By Noel Smith
May 1 2014 marks a milestone for law enforcement throughout the County. That is the day when Sheriff’s Cars first exited the new Public Safety Center in Live Oak to go on patrol. No longer will the County Building be the “temporary home” to officers as they change into their uniforms before roll call and briefing before they head out to fight crime throughout the county. This ends a 40-year search for a new home.
The facility on the corner of Soquel and Chanticleer Avenues in Live Oak is now the home of the Sheriff’s Department. Just three years after the county approved it as one of the last projects before redevelopment agencies were made history, the facility is nearing completion. Barry Swenson Builder converted a business park, which it owned into a state-of-the-art public safety center.
The new facility radically improves the department’s ability to do everything from CSI-type forensic investigations, to autopsies, to storing and handling evidence using bar codes. The system even tells the department when the property is no longer considered evidence.
Sheriff Phil Wowak declares that there is no other California law enforcement department of this size that now has the capabilities of the Santa Cruz County Public Safety Center.
Whenever Sheriff Wowak speaks about the new facility, it’s with pride and expectation about how this center will help all law enforcement in the county. “In this place we can process and store evidence is such a way that it won’t jeopardize prosecutions and we can interview witnesses and suspects in a safe facility without parading them through the county building. But the biggest advantage is we are now in a facility that says ‘we are professionals.’ And the center has the space and technology available to train all local law enforcement keeping everyone up-to-date on the latest techniques needed to do our job, keeping the public safe and finding the criminal.”
The $44 million facility provides a home for five areas that were housed in five different locations in the county. The first to move was property and evidence, Forensics and the coroner’s office were next. Now investigations and patrol have taken up their functions and the last, yet to come, is administration, Court security and corrections will remain in Santa Cruz, along with neighborhood offices.
Each area in the new facility has photos of past sheriff’s, some going as far back as the late 1800’s, showing how they used to do the job in the old days. It’s a great reminder of how far law enforcement has come and also honoring those who went before.
“Our ability to get to our patrol areas throughout the county quickly is greatly improved. Since many of our calls originate in this area and we are closer to the center of the county, average incident processing times for our officers will be much reduced allowing them more time on patrol.” Wowak said.

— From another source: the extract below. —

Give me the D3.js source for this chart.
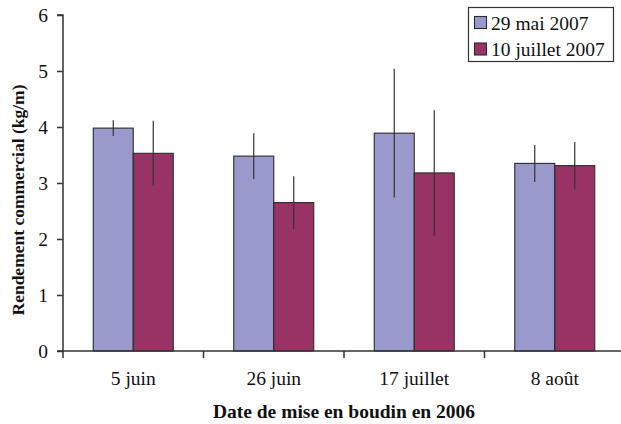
<!DOCTYPE html>
<html><head><meta charset="utf-8">
<script src="https://cdn.jsdelivr.net/npm/d3@7"></script>
<style>body{margin:0;background:#fff}svg{display:block}text{font-family:"Liberation Serif","Times New Roman",serif;fill:#111}</style>
</head><body><svg id="c" width="621" height="424"></svg>
<script>
const categories = ["5 juin", "26 juin", "17 juillet", "8 août"];
const seriesNames = ["29 mai 2007", "10 juillet 2007"];
const mai = [3.98, 3.48, 3.89, 3.35];
const juillet = [3.53, 2.65, 3.18, 3.31];
const maiErr = [0.14, 0.41, 1.15, 0.33];
const juilletErr = [0.58, 0.47, 1.12, 0.42];
const yTicks = [0, 1, 2, 3, 4, 5, 6];
const colors = ["#9999cc", "#993366"];

const svg = d3.select("#c");
const x0 = 63, x1 = 625, y0 = 351, y1 = 15;
const x = d3.scaleBand().domain(categories).range([x0, x1]).paddingInner(0).paddingOuter(0);
const y = d3.scaleLinear().domain([0, 6]).range([y0, y1]);
const inner = d3.scaleBand().domain(seriesNames).range([30.25, x.bandwidth() - 30.25]).padding(0);

const data = [];
categories.forEach((c, i) => {
  data.push({c, s: seriesNames[0], v: mai[i], e: maiErr[i], col: colors[0]});
  data.push({c, s: seriesNames[1], v: juillet[i], e: juilletErr[i], col: colors[1]});
});

svg.selectAll("rect.bar").data(data).enter().append("rect")
  .attr("x", d => x(d.c) + inner(d.s))
  .attr("y", d => y(d.v))
  .attr("width", inner.bandwidth())
  .attr("height", d => y0 - y(d.v))
  .attr("fill", d => d.col)
  .attr("stroke", "#2a2a2a").attr("stroke-width", 1.1);

svg.selectAll("line.err").data(data).enter().append("line")
  .attr("x1", d => x(d.c) + inner(d.s) + inner.bandwidth() / 2)
  .attr("x2", d => x(d.c) + inner(d.s) + inner.bandwidth() / 2)
  .attr("y1", d => y(d.v + d.e))
  .attr("y2", d => y(d.v - d.e))
  .attr("stroke", "#333").attr("stroke-width", 1.2);

// y axis
const ya = svg.append("g").attr("transform", `translate(${x0},0)`)
  .call(d3.axisLeft(y).tickValues(yTicks).tickSize(6).tickPadding(9).tickFormat(d3.format("d")));
ya.attr("font-family", null);
ya.select(".domain").attr("stroke", "#333").attr("stroke-width", 1.5).attr("d", `M-6,${y1}H0V${y0}`);
ya.selectAll(".tick line").attr("stroke", "#333").attr("stroke-width", 1.5);
ya.selectAll(".tick text").style("font-size", "19.5px").attr("fill", "#111");

// x axis
const xa = svg.append("g").attr("transform", `translate(0,${y0})`)
  .call(d3.axisBottom(x).tickSize(0).tickPadding(20));
xa.attr("font-family", null);
xa.select(".domain").attr("stroke", "#333").attr("stroke-width", 1.5).attr("d", `M${x0 - 6},0H${x1}`);
xa.selectAll(".tick text").style("font-size", "19.5px").attr("fill", "#111");
svg.append("g").selectAll("line").data(categories).enter().append("line")
  .attr("x1", d => x(d)).attr("x2", d => x(d))
  .attr("y1", y0).attr("y2", y0 + 7)
  .attr("stroke", "#333").attr("stroke-width", 1.5);

// titles
svg.append("text").attr("x", 344).attr("y", 418).attr("text-anchor", "middle")
  .style("font-size", "19.5px").style("font-weight", "bold").text("Date de mise en boudin en 2006");
svg.append("text").attr("transform", "translate(24,200) rotate(-90)").attr("text-anchor", "middle")
  .style("font-size", "17.5px").style("font-weight", "bold").text("Rendement commercial (kg/m)");

// legend
const lg = svg.append("g");
lg.append("rect").attr("x", 468.5).attr("y", 7.5).attr("width", 145).attr("height", 54)
  .attr("fill", "#fff").attr("stroke", "#333").attr("stroke-width", 1.2);
seriesNames.forEach((s, i) => {
  lg.append("rect").attr("x", 474.5).attr("y", 16.5 + i * 26.5).attr("width", 12).attr("height", 12)
    .attr("fill", colors[i]).attr("stroke", "#2a2a2a").attr("stroke-width", 1.1);
  lg.append("text").attr("x", 491).attr("y", 29.5 + i * 26.5).style("font-size", "19.5px").text(s);
});
</script></body></html>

The center has two garages, one with a vehicle lift. This allows investigators to process everything from an auto, to a truck, to a motor home in order to process and photograph vehicles used in crimes. Its evidence-processing system is modernized and streamlined, using bar codes to track evidence and even telling the department when it’s safe to destroy property no longer considered evidence.
The last of the five department areas to move into the new facility is administration sometime in January 2015 – ironically after Sheriff Wowak retires and has said goodbye for the last time to his job as Sheriff-Coroner.